*INSTRUCTION:* Print the material below exactly as it stands, please, from its first line to the line holding "const groupPerf = [perf0, perf1, perf2, perf3, perf4];", with no pictures.

*RECORDED INFORMATION:*
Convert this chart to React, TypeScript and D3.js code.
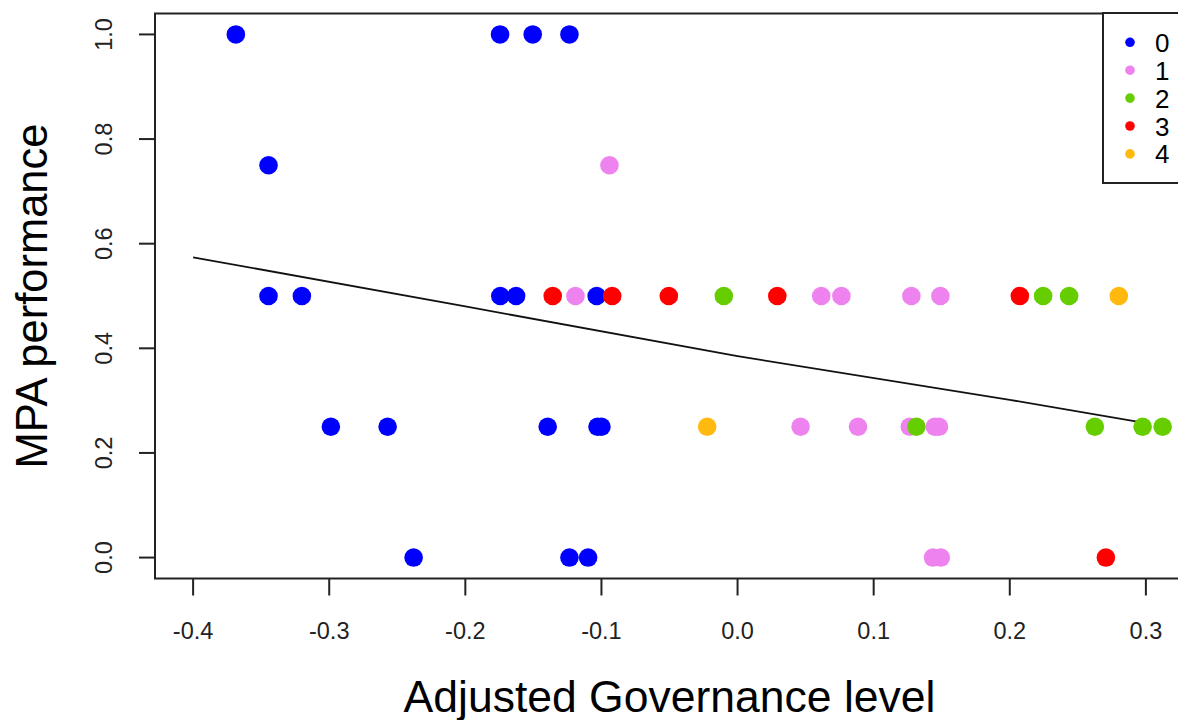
import React from "react";
import * as d3 from "d3";

// governance level (x) and MPA performance (y), one pair of arrays per group
const gov0 = [-0.3686, -0.1745, -0.1505, -0.1235, -0.3446, -0.3446, -0.3201, -0.1743, -0.1627, -0.1035, -0.2988, -0.2571, -0.1395, -0.1029, -0.1, -0.238, -0.1235, -0.1098];
const perf0 = [1, 1, 1, 1, 0.75, 0.5, 0.5, 0.5, 0.5, 0.5, 0.25, 0.25, 0.25, 0.25, 0.25, 0, 0, 0];
const gov1 = [-0.0941, -0.1191, 0.0615, 0.0763, 0.1277, 0.149, 0.0463, 0.0885, 0.1265, 0.1449, 0.148, 0.1436, 0.1493];
const perf1 = [0.75, 0.5, 0.5, 0.5, 0.5, 0.5, 0.25, 0.25, 0.25, 0.25, 0.25, 0, 0];
const gov2 = [-0.0101, 0.2245, 0.2436, 0.1314, 0.2625, 0.2976, 0.3123];
const perf2 = [0.5, 0.5, 0.5, 0.25, 0.25, 0.25, 0.25];
const gov3 = [-0.1358, -0.0921, -0.0505, 0.0292, 0.2074, 0.2706];
const perf3 = [0.5, 0.5, 0.5, 0.5, 0.5, 0];
const gov4 = [0.2801, -0.0223];
const perf4 = [0.5, 0.25];

const groups = ["0", "1", "2", "3", "4"];
const groupGov = [gov0, gov1, gov2, gov3, gov4];
const groupPerf = [perf0, perf1, perf2, perf3, perf4];

// fitted trend line
const fitGov = [-0.4, -0.2, 0, 0.2, 0.3];
const fitPerf = [0.574, 0.48, 0.385, 0.3015, 0.257];

const xTicks = [-0.4, -0.3, -0.2, -0.1, 0, 0.1, 0.2, 0.3];
const yTicks = [0, 0.2, 0.4, 0.6, 0.8, 1.0];

const colors = ["#0000FF", "#EE82EE", "#66CD00", "#FF0000", "#FFB90F"];
const font = "'Liberation Sans', Arial, sans-serif";

// R style labels, plain hyphen for the minus
const fmt = (v: number) => v.toFixed(1);

export default function App() {
  const width = 1178;
  const height = 720;

  const x = d3.scaleLinear().domain([-0.428, 0.328]).range([155, 1184]);
  const y = d3.scaleLinear().domain([-0.04, 1.04]).range([578.5, 13.5]);
  const [x0, x1] = x.range();
  const [yb, yt] = y.range();

  const line = d3
    .line<number>()
    .x((d) => x(d))
    .y((_, i) => y(fitPerf[i]));

  return (
    <svg
      width={width}
      height={height}
      style={{ position: "absolute", left: 0, top: 0, background: "#fff" }}
      fontFamily={font}
    >
      <rect x={x0} y={yt} width={x1 - x0} height={yb - yt} fill="none" stroke="#222" strokeWidth={2} />

      {/* x axis */}
      <g>
        {xTicks.map((t) => (
          <g key={t} transform={`translate(${x(t)},0)`}>
            <line y1={yb} y2={yb + 17} stroke="#222" strokeWidth={2} />
            <text y={639} textAnchor="middle" fontSize={23.5} fill="#222">
              {fmt(t)}
            </text>
          </g>
        ))}
      </g>

      {/* y axis */}
      <g>
        {yTicks.map((t) => (
          <g key={t} transform={`translate(0,${y(t)})`}>
            <line x1={x0} x2={x0 - 16} stroke="#222" strokeWidth={2} />
            <text transform="translate(112,0) rotate(-90)" textAnchor="middle" fontSize={23.5} fill="#222">
              {fmt(t)}
            </text>
          </g>
        ))}
      </g>

      <text x={(x0 + x1) / 2} y={712} textAnchor="middle" fontSize={44.5} fill="#000">
        Adjusted Governance level
      </text>
      <text transform={`translate(47,${(yt + yb) / 2}) rotate(-90)`} textAnchor="middle" fontSize={43.5} fill="#000">
        MPA performance
      </text>

      <path d={line(fitGov) || ""} fill="none" stroke="#111" strokeWidth={1.8} />

      {groups.map((g, gi) => (
        <g key={g} fill={colors[gi]}>
          {groupGov[gi].map((v, i) => (
            <circle key={i} cx={x(v)} cy={y(groupPerf[gi][i])} r={9.3} />
          ))}
        </g>
      ))}

      {/* legend */}
      <rect x={1103} y={13} width={100} height={170} fill="#fff" stroke="#222" strokeWidth={2} />
      {groups.map((g, gi) => (
        <g key={g} transform={`translate(1130,${42.3 + gi * 27.9})`}>
          <circle r={4.8} fill={colors[gi]} />
          <text x={25} y={9.5} fontSize={26} fill="#000">
            {g}
          </text>
        </g>
      ))}
    </svg>
  );
}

*RESULT OF THIS EXERCISE:*
Convert this chart to React, TypeScript and D3.js code.
import React from "react";
import * as d3 from "d3";

// governance level (x) and MPA performance (y), one pair of arrays per group
const gov0 = [-0.3686, -0.1745, -0.1505, -0.1235, -0.3446, -0.3446, -0.3201, -0.1743, -0.1627, -0.1035, -0.2988, -0.2571, -0.1395, -0.1029, -0.1, -0.238, -0.1235, -0.1098];
const perf0 = [1, 1, 1, 1, 0.75, 0.5, 0.5, 0.5, 0.5, 0.5, 0.25, 0.25, 0.25, 0.25, 0.25, 0, 0, 0];
const gov1 = [-0.0941, -0.1191, 0.0615, 0.0763, 0.1277, 0.149, 0.0463, 0.0885, 0.1265, 0.1449, 0.148, 0.1436, 0.1493];
const perf1 = [0.75, 0.5, 0.5, 0.5, 0.5, 0.5, 0.25, 0.25, 0.25, 0.25, 0.25, 0, 0];
const gov2 = [-0.0101, 0.2245, 0.2436, 0.1314, 0.2625, 0.2976, 0.3123];
const perf2 = [0.5, 0.5, 0.5, 0.25, 0.25, 0.25, 0.25];
const gov3 = [-0.1358, -0.0921, -0.0505, 0.0292, 0.2074, 0.2706];
const perf3 = [0.5, 0.5, 0.5, 0.5, 0.5, 0];
const gov4 = [0.2801, -0.0223];
const perf4 = [0.5, 0.25];

const groups = ["0", "1", "2", "3", "4"];
const groupGov = [gov0, gov1, gov2, gov3, gov4];
const groupPerf = [perf0, perf1, perf2, perf3, perf4];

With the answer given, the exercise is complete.